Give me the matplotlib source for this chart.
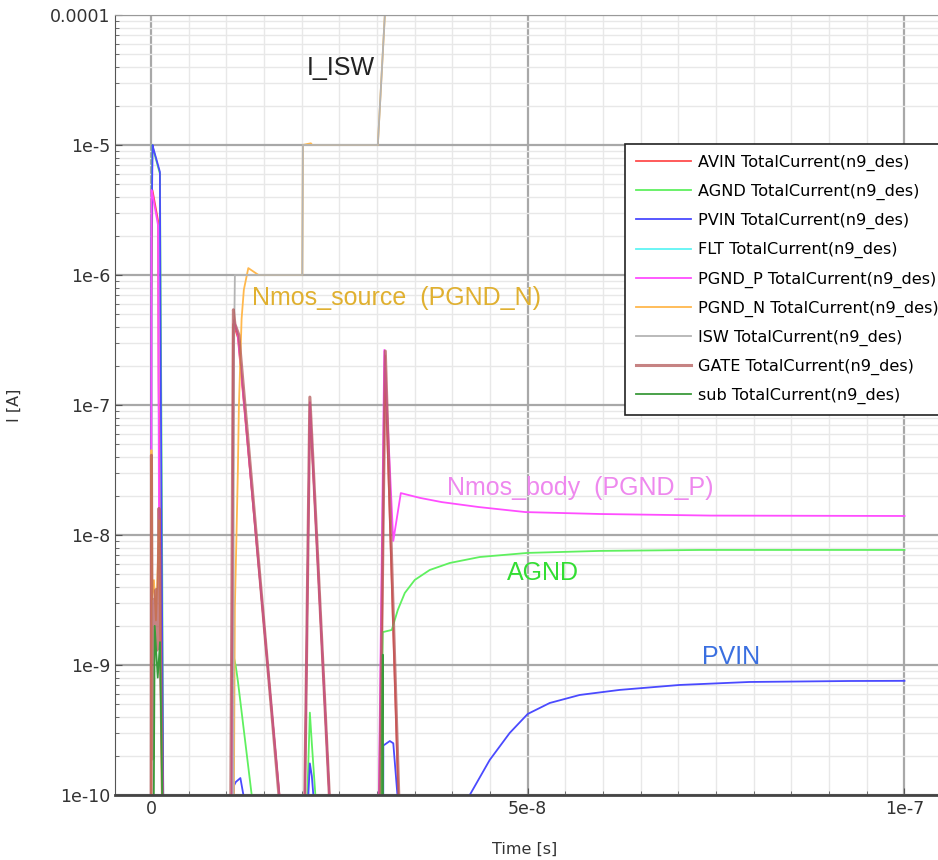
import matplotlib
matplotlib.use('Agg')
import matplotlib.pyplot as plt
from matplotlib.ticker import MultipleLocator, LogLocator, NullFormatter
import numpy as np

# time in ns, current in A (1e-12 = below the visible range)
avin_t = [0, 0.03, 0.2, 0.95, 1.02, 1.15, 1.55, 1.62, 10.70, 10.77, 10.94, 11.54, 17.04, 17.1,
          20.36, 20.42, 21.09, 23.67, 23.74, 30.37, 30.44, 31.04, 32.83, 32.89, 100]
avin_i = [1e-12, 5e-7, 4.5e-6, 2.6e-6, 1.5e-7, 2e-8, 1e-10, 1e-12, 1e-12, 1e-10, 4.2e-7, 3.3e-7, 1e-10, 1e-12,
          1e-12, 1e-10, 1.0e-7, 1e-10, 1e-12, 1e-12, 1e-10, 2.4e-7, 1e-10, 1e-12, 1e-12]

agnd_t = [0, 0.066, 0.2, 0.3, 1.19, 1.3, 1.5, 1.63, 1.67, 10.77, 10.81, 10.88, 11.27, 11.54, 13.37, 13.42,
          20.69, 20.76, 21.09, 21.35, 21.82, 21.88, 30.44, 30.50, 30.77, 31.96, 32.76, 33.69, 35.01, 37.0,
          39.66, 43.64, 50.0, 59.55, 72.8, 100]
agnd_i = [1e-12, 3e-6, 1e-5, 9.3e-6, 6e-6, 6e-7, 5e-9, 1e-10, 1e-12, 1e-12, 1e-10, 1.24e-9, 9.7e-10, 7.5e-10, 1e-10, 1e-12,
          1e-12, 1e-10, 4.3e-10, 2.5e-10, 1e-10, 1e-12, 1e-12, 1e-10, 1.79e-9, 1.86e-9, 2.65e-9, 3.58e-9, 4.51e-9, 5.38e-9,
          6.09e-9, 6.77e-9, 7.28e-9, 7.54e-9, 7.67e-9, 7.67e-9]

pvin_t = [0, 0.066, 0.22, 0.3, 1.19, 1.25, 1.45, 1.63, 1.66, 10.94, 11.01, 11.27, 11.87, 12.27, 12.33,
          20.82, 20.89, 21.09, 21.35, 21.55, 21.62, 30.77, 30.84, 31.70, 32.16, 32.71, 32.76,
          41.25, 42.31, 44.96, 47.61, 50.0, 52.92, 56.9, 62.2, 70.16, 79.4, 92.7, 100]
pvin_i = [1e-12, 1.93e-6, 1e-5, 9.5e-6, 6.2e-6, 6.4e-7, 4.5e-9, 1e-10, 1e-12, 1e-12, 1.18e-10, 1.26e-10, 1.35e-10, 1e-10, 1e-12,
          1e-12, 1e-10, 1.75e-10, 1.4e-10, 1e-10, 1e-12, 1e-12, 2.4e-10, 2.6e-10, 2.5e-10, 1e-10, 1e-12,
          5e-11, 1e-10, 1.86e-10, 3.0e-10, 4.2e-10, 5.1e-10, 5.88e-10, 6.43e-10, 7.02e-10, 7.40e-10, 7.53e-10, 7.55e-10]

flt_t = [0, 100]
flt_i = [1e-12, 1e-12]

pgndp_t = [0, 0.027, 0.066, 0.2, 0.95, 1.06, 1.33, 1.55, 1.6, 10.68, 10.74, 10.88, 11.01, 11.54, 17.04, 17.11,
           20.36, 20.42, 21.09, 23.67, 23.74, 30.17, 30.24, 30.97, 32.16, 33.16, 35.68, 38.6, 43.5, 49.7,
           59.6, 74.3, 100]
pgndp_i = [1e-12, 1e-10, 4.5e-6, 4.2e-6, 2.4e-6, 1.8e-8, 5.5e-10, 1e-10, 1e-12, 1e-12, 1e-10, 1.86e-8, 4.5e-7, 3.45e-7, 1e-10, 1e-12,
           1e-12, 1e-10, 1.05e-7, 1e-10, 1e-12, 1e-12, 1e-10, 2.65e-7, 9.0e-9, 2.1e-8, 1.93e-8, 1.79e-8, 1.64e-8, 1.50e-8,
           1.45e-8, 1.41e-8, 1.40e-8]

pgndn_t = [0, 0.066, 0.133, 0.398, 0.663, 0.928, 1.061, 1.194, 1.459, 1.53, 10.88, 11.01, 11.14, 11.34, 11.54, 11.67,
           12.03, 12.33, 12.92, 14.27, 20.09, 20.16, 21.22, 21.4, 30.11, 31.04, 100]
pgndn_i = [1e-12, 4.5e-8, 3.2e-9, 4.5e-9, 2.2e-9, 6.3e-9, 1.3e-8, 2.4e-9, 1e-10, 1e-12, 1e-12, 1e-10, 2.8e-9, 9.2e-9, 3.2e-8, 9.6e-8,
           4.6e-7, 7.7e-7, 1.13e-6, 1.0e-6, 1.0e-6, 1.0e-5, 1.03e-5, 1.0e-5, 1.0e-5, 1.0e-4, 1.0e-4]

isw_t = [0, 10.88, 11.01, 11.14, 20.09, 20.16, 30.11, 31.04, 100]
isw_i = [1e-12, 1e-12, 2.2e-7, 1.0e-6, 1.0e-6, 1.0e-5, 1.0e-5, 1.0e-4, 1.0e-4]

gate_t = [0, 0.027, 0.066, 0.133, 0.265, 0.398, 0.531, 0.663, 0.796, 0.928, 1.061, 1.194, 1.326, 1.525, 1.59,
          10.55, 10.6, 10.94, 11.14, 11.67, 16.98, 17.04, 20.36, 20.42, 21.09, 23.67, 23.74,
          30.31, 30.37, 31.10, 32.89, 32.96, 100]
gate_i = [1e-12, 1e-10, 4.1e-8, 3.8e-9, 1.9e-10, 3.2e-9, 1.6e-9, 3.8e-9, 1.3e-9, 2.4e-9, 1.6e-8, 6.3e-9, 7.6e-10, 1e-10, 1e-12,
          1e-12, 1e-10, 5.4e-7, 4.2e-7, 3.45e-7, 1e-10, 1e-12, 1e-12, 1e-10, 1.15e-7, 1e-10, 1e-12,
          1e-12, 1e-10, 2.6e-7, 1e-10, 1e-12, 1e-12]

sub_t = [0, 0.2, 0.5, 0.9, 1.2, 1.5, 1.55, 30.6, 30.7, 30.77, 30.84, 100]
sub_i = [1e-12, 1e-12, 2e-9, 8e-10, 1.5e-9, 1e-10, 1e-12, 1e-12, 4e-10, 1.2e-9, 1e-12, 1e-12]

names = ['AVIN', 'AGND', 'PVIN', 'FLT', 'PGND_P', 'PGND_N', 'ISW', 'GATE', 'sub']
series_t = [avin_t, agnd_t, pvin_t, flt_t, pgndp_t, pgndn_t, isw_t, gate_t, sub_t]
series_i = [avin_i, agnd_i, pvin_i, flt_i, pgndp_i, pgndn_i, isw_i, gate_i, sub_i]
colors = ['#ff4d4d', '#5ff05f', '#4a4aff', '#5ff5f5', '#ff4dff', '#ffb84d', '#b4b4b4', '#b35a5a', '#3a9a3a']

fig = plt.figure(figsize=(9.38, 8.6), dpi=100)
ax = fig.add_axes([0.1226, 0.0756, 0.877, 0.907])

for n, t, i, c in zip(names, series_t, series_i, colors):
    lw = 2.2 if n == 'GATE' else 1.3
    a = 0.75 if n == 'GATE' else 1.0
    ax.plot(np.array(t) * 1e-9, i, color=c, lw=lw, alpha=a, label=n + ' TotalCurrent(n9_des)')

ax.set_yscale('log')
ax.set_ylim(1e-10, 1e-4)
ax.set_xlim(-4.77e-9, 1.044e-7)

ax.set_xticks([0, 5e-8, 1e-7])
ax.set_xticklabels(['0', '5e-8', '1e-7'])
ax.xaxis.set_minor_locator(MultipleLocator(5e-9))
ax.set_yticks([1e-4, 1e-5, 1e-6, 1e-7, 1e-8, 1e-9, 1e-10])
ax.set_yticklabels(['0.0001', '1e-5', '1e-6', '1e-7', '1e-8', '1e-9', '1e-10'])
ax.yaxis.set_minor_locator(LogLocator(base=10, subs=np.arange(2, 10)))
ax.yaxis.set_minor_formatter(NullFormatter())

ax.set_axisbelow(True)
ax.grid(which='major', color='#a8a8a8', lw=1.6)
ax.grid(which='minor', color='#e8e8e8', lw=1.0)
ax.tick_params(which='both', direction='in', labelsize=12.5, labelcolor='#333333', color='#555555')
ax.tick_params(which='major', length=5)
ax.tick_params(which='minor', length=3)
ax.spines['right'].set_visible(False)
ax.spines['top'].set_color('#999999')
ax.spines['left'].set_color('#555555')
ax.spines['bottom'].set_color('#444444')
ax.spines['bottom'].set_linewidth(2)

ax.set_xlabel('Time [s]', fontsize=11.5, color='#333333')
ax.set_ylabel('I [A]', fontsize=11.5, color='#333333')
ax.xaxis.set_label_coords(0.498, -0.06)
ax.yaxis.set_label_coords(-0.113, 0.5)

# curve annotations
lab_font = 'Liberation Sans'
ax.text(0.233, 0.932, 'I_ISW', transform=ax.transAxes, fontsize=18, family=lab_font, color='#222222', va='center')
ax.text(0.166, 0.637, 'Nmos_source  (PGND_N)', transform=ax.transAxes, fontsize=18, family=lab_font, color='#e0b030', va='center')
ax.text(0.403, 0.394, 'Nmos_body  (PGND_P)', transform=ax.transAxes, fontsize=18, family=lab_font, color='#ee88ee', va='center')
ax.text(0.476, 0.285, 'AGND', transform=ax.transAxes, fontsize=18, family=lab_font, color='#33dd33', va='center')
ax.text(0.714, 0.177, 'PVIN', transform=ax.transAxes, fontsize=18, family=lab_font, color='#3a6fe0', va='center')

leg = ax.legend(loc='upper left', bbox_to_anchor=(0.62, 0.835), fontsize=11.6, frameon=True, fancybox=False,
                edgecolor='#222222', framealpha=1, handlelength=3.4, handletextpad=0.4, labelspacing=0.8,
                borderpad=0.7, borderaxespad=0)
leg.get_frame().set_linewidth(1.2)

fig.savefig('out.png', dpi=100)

* * *

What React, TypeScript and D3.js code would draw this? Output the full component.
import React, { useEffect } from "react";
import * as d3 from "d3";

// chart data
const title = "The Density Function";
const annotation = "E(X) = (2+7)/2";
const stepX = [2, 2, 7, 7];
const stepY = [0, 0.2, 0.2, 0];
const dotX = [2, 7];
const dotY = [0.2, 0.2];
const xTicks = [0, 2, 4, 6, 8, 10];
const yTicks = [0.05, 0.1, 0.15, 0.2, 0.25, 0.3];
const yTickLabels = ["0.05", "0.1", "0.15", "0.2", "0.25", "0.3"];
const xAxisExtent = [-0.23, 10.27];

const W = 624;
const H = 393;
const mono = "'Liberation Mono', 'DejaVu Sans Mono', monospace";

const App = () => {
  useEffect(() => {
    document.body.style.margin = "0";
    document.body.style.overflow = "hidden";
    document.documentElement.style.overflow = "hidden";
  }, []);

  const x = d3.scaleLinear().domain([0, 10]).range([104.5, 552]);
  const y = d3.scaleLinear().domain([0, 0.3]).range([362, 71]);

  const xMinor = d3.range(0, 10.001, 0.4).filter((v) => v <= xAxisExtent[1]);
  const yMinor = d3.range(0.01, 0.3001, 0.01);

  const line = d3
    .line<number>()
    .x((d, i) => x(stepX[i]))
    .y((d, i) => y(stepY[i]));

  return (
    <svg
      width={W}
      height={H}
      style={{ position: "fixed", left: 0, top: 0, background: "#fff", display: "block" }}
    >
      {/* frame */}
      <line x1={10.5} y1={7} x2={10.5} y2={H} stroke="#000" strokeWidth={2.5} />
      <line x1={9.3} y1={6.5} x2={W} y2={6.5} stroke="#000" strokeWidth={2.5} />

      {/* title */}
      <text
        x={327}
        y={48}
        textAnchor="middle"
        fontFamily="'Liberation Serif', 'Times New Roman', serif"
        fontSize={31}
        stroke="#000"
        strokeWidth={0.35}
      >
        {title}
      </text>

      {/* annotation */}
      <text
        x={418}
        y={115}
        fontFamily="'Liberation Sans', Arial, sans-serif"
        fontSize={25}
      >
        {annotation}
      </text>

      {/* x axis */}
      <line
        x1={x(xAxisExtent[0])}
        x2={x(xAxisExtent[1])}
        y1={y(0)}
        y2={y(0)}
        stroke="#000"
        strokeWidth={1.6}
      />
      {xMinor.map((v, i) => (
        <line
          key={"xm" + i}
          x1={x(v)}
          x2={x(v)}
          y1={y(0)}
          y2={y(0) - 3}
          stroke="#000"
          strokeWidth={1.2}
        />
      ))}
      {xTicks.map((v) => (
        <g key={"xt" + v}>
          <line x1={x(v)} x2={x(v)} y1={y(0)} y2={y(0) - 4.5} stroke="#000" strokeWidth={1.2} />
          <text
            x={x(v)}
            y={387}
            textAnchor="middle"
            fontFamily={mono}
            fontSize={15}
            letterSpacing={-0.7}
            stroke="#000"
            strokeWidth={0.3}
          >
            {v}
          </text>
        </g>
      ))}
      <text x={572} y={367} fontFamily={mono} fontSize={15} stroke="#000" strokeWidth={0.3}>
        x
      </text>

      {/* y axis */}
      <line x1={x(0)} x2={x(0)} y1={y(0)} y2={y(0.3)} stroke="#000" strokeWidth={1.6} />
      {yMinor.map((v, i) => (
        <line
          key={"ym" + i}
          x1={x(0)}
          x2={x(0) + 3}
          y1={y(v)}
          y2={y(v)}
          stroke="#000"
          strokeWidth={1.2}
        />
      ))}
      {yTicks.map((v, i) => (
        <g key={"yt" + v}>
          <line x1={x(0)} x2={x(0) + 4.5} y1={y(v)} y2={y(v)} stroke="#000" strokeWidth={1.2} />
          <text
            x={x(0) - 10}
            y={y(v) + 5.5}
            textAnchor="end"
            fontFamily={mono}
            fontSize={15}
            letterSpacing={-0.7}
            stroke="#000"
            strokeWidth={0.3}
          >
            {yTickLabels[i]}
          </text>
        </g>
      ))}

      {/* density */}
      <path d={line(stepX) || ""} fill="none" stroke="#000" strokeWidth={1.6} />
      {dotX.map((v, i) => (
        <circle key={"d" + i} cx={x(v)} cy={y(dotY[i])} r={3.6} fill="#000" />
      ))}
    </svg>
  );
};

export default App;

* * *

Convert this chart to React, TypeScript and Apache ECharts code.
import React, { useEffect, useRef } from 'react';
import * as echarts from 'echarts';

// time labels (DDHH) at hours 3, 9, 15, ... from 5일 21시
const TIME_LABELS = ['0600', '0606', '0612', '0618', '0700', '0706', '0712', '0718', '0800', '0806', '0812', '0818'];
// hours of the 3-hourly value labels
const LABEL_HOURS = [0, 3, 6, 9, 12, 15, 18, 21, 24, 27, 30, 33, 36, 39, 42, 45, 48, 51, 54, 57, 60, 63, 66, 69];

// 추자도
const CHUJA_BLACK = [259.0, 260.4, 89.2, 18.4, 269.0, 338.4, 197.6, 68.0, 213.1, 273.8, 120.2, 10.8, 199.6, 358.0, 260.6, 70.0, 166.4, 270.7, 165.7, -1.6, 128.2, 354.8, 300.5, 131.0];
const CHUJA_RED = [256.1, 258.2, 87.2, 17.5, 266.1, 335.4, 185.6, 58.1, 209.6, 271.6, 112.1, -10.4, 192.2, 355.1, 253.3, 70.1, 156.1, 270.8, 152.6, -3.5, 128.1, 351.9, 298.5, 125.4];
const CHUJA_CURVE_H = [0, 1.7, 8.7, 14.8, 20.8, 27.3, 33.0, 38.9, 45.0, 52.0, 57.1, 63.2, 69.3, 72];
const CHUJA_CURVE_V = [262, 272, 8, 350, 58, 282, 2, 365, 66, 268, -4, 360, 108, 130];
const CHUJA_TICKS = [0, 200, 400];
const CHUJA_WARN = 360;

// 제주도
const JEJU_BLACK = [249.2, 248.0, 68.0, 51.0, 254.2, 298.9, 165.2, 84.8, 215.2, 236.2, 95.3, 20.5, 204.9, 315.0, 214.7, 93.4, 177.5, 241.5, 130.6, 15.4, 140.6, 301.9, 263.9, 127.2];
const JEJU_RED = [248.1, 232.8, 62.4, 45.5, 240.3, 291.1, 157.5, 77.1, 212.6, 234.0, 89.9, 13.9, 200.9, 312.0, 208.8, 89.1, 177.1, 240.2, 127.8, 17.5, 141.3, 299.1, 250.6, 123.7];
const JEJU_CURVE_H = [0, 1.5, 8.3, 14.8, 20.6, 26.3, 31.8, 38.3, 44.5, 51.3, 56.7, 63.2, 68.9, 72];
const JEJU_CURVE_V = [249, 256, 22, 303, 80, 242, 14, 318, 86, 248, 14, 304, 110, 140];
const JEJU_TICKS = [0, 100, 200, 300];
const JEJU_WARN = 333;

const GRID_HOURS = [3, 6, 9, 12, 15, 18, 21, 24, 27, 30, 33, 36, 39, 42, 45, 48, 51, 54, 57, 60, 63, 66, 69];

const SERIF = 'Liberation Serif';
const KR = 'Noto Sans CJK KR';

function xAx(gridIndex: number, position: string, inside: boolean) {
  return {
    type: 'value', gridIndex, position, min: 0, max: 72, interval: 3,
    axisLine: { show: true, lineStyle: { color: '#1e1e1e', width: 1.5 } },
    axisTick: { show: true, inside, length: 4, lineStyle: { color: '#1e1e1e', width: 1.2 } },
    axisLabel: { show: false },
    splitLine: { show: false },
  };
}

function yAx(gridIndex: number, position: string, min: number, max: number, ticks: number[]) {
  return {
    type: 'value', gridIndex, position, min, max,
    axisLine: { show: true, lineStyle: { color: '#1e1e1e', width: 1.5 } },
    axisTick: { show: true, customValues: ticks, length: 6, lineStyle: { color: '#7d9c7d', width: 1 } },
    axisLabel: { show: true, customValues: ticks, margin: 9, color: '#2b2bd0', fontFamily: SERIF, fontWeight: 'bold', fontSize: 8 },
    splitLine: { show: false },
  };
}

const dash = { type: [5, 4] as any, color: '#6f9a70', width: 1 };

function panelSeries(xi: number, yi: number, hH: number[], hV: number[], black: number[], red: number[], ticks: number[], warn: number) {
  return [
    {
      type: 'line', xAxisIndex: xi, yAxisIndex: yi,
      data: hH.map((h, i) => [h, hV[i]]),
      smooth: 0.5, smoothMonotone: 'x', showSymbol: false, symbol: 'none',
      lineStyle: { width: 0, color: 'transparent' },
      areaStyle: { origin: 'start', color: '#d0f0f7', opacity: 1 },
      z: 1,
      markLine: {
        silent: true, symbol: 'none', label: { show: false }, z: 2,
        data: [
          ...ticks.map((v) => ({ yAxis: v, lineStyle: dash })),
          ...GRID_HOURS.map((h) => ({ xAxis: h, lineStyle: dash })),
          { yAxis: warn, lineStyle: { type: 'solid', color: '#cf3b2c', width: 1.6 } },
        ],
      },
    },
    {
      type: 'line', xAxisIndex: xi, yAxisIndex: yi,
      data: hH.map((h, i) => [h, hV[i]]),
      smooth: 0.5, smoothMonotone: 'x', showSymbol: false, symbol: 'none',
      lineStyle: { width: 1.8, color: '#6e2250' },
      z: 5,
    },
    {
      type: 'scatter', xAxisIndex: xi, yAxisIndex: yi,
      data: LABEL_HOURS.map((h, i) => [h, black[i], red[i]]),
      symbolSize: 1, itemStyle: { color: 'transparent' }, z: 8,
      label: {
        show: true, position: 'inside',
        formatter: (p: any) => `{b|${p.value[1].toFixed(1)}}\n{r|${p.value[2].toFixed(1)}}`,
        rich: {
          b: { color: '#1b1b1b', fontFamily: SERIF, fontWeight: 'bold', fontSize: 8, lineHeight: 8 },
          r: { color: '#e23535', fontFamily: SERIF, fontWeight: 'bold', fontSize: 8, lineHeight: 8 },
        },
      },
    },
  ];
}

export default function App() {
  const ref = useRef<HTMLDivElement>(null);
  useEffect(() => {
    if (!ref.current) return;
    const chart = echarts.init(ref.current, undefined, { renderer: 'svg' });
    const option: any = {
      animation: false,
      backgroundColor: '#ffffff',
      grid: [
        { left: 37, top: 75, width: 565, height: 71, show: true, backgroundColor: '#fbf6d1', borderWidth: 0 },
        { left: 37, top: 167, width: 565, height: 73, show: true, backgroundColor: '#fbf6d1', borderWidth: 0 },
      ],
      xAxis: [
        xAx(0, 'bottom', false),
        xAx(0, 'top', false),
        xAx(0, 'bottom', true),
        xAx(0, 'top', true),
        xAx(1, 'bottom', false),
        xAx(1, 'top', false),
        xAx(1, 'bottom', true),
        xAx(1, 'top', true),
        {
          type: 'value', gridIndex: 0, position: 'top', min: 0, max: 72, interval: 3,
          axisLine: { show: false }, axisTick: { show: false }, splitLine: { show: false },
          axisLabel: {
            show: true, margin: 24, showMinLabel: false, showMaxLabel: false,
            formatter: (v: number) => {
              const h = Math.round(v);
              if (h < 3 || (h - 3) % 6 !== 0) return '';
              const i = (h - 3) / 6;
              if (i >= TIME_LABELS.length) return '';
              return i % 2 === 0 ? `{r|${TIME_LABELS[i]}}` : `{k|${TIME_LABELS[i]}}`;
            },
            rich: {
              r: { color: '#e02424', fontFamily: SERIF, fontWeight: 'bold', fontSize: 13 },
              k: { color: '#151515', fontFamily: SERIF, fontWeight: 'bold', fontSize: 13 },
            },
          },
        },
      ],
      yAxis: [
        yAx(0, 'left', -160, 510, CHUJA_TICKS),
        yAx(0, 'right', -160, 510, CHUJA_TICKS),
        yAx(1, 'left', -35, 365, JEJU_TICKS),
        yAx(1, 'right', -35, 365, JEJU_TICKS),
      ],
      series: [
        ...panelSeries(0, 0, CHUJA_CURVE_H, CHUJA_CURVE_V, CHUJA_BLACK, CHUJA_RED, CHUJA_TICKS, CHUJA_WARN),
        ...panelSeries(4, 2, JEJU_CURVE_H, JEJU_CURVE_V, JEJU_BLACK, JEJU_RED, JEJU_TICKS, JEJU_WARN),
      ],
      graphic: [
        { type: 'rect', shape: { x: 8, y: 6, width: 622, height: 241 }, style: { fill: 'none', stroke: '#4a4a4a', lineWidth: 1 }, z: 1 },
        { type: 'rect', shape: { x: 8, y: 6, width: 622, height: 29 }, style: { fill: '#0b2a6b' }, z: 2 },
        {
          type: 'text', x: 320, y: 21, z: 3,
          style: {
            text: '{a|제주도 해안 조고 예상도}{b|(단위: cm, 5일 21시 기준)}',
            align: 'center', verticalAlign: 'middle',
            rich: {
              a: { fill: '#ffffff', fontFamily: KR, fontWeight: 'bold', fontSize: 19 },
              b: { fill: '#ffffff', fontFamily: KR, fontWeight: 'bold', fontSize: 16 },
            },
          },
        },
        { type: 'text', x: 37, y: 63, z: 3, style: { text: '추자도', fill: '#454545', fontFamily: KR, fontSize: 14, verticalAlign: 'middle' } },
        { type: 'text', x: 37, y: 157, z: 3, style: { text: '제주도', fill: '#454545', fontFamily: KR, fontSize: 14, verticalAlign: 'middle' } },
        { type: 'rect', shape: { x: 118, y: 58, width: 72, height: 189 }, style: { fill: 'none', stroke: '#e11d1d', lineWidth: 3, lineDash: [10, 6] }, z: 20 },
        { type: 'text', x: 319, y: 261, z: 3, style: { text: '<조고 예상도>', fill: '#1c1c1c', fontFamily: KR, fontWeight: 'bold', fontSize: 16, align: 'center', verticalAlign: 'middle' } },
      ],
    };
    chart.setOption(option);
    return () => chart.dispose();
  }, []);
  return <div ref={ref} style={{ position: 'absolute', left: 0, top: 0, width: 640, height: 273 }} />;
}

Task objective ->
Pictures excluded, give again exactly and only the lines of the material above from the line with "Give me the matplotlib source for this chart." through the line with "2.4e-7, 1e-10, 1e-12, 1e-12]".

Finished task ->
Give me the matplotlib source for this chart.
import matplotlib
matplotlib.use('Agg')
import matplotlib.pyplot as plt
from matplotlib.ticker import MultipleLocator, LogLocator, NullFormatter
import numpy as np

# time in ns, current in A (1e-12 = below the visible range)
avin_t = [0, 0.03, 0.2, 0.95, 1.02, 1.15, 1.55, 1.62, 10.70, 10.77, 10.94, 11.54, 17.04, 17.1,
          20.36, 20.42, 21.09, 23.67, 23.74, 30.37, 30.44, 31.04, 32.83, 32.89, 100]
avin_i = [1e-12, 5e-7, 4.5e-6, 2.6e-6, 1.5e-7, 2e-8, 1e-10, 1e-12, 1e-12, 1e-10, 4.2e-7, 3.3e-7, 1e-10, 1e-12,
          1e-12, 1e-10, 1.0e-7, 1e-10, 1e-12, 1e-12, 1e-10, 2.4e-7, 1e-10, 1e-12, 1e-12]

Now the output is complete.